- Exercise goal -
Skip all pictures. Write out the data below from its first line through the line that contains "0.46, 0.386, 0.344];".

begin

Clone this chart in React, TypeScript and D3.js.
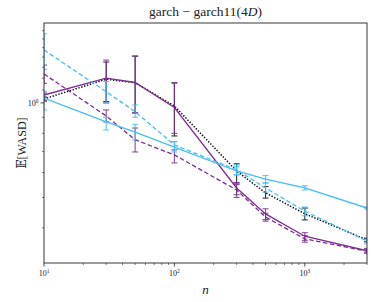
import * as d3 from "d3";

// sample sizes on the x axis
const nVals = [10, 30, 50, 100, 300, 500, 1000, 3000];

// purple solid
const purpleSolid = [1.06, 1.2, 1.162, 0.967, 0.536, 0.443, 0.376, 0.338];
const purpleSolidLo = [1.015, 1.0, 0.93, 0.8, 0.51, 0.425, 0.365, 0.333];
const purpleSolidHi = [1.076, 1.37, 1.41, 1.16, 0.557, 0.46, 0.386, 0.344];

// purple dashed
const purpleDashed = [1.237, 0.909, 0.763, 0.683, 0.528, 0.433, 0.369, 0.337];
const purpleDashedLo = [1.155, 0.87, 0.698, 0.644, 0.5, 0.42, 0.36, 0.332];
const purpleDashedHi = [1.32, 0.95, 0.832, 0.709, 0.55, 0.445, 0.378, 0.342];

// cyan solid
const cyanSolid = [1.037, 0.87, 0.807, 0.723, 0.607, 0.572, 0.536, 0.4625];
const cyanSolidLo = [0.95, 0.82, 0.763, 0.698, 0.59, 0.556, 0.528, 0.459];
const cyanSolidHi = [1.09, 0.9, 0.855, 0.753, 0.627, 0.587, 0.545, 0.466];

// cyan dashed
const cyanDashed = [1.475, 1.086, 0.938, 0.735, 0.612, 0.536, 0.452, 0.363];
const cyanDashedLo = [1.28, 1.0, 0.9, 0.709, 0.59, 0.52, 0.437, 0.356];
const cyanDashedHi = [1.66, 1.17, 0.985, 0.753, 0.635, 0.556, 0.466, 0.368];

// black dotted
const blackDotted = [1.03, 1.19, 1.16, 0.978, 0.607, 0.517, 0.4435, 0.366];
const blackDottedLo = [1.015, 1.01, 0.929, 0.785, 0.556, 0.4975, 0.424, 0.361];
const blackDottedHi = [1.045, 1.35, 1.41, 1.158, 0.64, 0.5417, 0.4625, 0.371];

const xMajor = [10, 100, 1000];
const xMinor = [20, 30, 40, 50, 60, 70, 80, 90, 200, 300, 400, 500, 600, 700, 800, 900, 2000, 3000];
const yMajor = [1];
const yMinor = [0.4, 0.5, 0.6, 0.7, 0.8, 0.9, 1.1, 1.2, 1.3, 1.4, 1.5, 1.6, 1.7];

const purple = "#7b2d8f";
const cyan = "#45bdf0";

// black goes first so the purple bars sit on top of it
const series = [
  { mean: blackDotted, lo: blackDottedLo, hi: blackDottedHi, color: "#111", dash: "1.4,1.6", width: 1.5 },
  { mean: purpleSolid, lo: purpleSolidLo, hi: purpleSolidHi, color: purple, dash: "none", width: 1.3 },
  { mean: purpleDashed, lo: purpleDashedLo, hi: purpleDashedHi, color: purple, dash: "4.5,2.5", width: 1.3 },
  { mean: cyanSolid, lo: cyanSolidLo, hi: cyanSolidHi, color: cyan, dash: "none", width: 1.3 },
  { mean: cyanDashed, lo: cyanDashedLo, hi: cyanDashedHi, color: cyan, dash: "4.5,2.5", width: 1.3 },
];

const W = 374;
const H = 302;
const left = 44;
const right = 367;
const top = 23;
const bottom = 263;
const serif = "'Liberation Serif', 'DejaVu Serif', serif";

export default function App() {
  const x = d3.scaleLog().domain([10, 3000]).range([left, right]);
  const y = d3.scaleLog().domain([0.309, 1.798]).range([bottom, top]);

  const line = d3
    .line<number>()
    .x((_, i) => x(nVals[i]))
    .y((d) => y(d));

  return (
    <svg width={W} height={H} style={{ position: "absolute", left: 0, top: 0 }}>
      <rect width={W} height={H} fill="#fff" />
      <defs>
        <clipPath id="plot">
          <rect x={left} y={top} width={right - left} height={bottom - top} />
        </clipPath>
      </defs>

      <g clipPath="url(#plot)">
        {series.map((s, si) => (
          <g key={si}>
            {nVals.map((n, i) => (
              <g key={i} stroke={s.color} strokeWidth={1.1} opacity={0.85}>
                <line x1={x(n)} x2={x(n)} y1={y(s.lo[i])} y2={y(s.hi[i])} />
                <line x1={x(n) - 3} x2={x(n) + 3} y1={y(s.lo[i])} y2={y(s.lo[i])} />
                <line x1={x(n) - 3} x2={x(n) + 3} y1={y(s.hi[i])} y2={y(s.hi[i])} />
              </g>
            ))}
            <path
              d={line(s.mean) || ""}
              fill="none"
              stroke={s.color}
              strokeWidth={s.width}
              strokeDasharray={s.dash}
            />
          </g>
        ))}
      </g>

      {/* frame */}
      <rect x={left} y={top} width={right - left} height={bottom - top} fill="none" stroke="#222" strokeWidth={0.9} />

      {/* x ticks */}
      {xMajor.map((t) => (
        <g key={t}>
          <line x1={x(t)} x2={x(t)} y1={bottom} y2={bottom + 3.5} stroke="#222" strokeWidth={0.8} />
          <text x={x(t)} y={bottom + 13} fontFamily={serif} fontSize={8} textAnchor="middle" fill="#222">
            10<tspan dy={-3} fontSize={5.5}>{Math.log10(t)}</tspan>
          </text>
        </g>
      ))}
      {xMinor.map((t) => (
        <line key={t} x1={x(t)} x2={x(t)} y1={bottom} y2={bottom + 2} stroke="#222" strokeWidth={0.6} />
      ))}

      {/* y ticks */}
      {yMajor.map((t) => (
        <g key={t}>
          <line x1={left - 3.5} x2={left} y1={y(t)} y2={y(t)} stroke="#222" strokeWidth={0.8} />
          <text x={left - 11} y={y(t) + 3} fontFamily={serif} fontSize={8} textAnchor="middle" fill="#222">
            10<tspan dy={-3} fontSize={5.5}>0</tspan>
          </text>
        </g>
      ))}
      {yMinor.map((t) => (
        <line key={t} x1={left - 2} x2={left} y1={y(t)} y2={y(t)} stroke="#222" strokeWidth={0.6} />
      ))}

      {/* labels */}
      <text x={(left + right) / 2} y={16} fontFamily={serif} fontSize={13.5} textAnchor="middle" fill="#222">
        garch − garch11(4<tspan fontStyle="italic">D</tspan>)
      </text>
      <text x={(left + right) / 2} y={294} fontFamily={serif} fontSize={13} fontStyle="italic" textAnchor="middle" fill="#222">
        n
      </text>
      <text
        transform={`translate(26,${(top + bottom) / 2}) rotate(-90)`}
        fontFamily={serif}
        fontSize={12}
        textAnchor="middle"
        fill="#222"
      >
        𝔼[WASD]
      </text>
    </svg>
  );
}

end

- Result of this exercise -
Clone this chart in React, TypeScript and D3.js.
import * as d3 from "d3";

// sample sizes on the x axis
const nVals = [10, 30, 50, 100, 300, 500, 1000, 3000];

// purple solid
const purpleSolid = [1.06, 1.2, 1.162, 0.967, 0.536, 0.443, 0.376, 0.338];
const purpleSolidLo = [1.015, 1.0, 0.93, 0.8, 0.51, 0.425, 0.365, 0.333];
const purpleSolidHi = [1.076, 1.37, 1.41, 1.16, 0.557, 0.46, 0.386, 0.344];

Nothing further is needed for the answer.